О важности соловьиной метафоры в романе по отношению к поэзии и Пушкину свидетельствует тот факт, что этот мотив возникает уже в самом начале повествования, где упоминаются графоманские стихи камердинера Никиты о Соловье-разбойнике, которыми отец будущего поэта «потчует» своих гостей и в их числе Карамзина (так возникает ассоциативная связь с привлекшей внимание Тынянова-исследователя эпиграммой Вяземского о парнасском «соловье-разбойнике» графе Хвостове). Тот же мотив представлен в сцене, описывающей приезд дяди Василия Львовича (кстати сказать, автора нескольких басен о соловьях) вместе с племянником в Москву:

Была весна, время птичьих прилетов. В кустах на бульваре и на деревьях в садике появились задорные пискливые птахи, имени которых Василий Львович как горожанин не знал. Соловья он дважды слышал у графа Салтыкова под Москвой, и его болтливые трели нравились Василью Львовичу так же, как и подражанье соловью: у Позднякова на балах дворовый, скрытый в тени померанцевых дерев, щелкал соловьем[269].

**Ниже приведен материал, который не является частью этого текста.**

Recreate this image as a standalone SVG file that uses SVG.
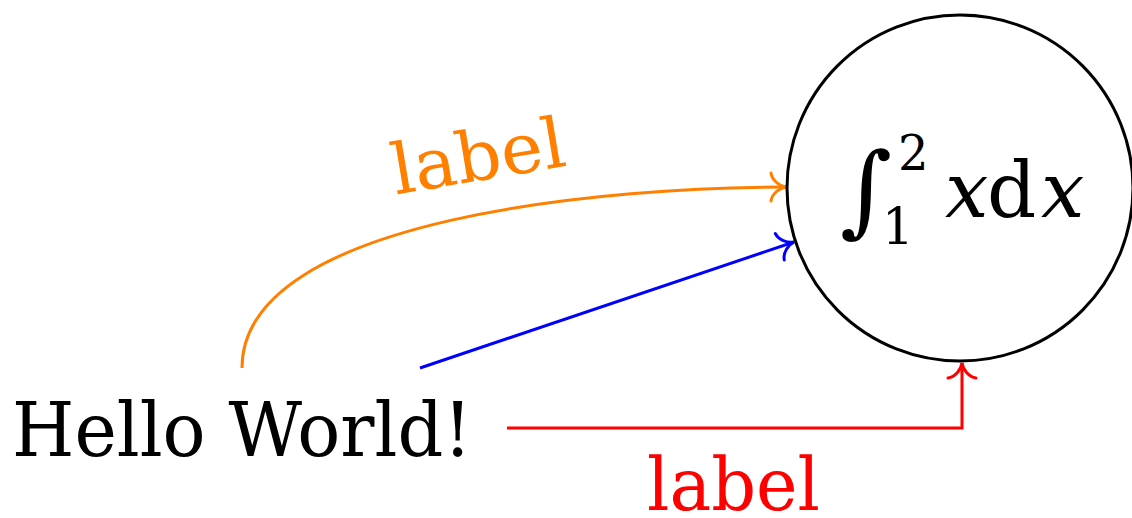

Последняя деталь не только умело вписывает в соловьиную орбиту романа грибоедовское «Горе от ума» с его упоминанием о крепостном артисте, который «щелкал соловьем // Певец зимой погоды летней» (указание на померанцевые деревья Тынянов позаимствовал из «Замечательных чудаков и оригиналов» московского бытописателя Михаила Пыляева, упоминавшего о «бородаче» из домашнего театра богача Позднякова, щелкавшего во время бала в тени померанцевых деревьев соловьем[270]), но и беллетризирует важную для формирования новой поэтической школы проблему искусства как подражания, введенную в русскую литературу еще Ломоносовым.

«Коль великого удивления сие достойно! — восклицал Ломоносов в своей „Риторике“. — В толь маленьком горлышке нежной птички толикое напряжение и сила голоса! Ибо когда, вызван теплотою летнего дня, взлетает на ветвь высокого древа, внезапно то голос без отдыху напрягает, то различно перебивает, то ударяет с отрывом, то крутит кверху и книзу, то вдруг приятную песнь произносит и между сильным возвышением урчит нежно, свистит, щелкает, поводит, хрипит, дробит, стонет, утомленно, стремительно, густо, тонко, резко, тупо, гладко, кудряво, жалко, порывно»[271]. Именно этим переведенным из Плиния младшего описанием трели живого соловья воспользовался Гавриил Державин в своем знаменитом стихотворении об услышанном им пении этой птицы, которое отличает «стремительность, приятность, краткость»: «Между колен и перемен! // Ты щелкаешь, крутишь, поводишь»[272]. Сцена с чтением «Соловья» в романе Тынянова подчеркивает и литературный (завораживающий текст, играющий реминисценциями), и природный (пробуждение эротического воображения подростка) источники поэзии Пушкина.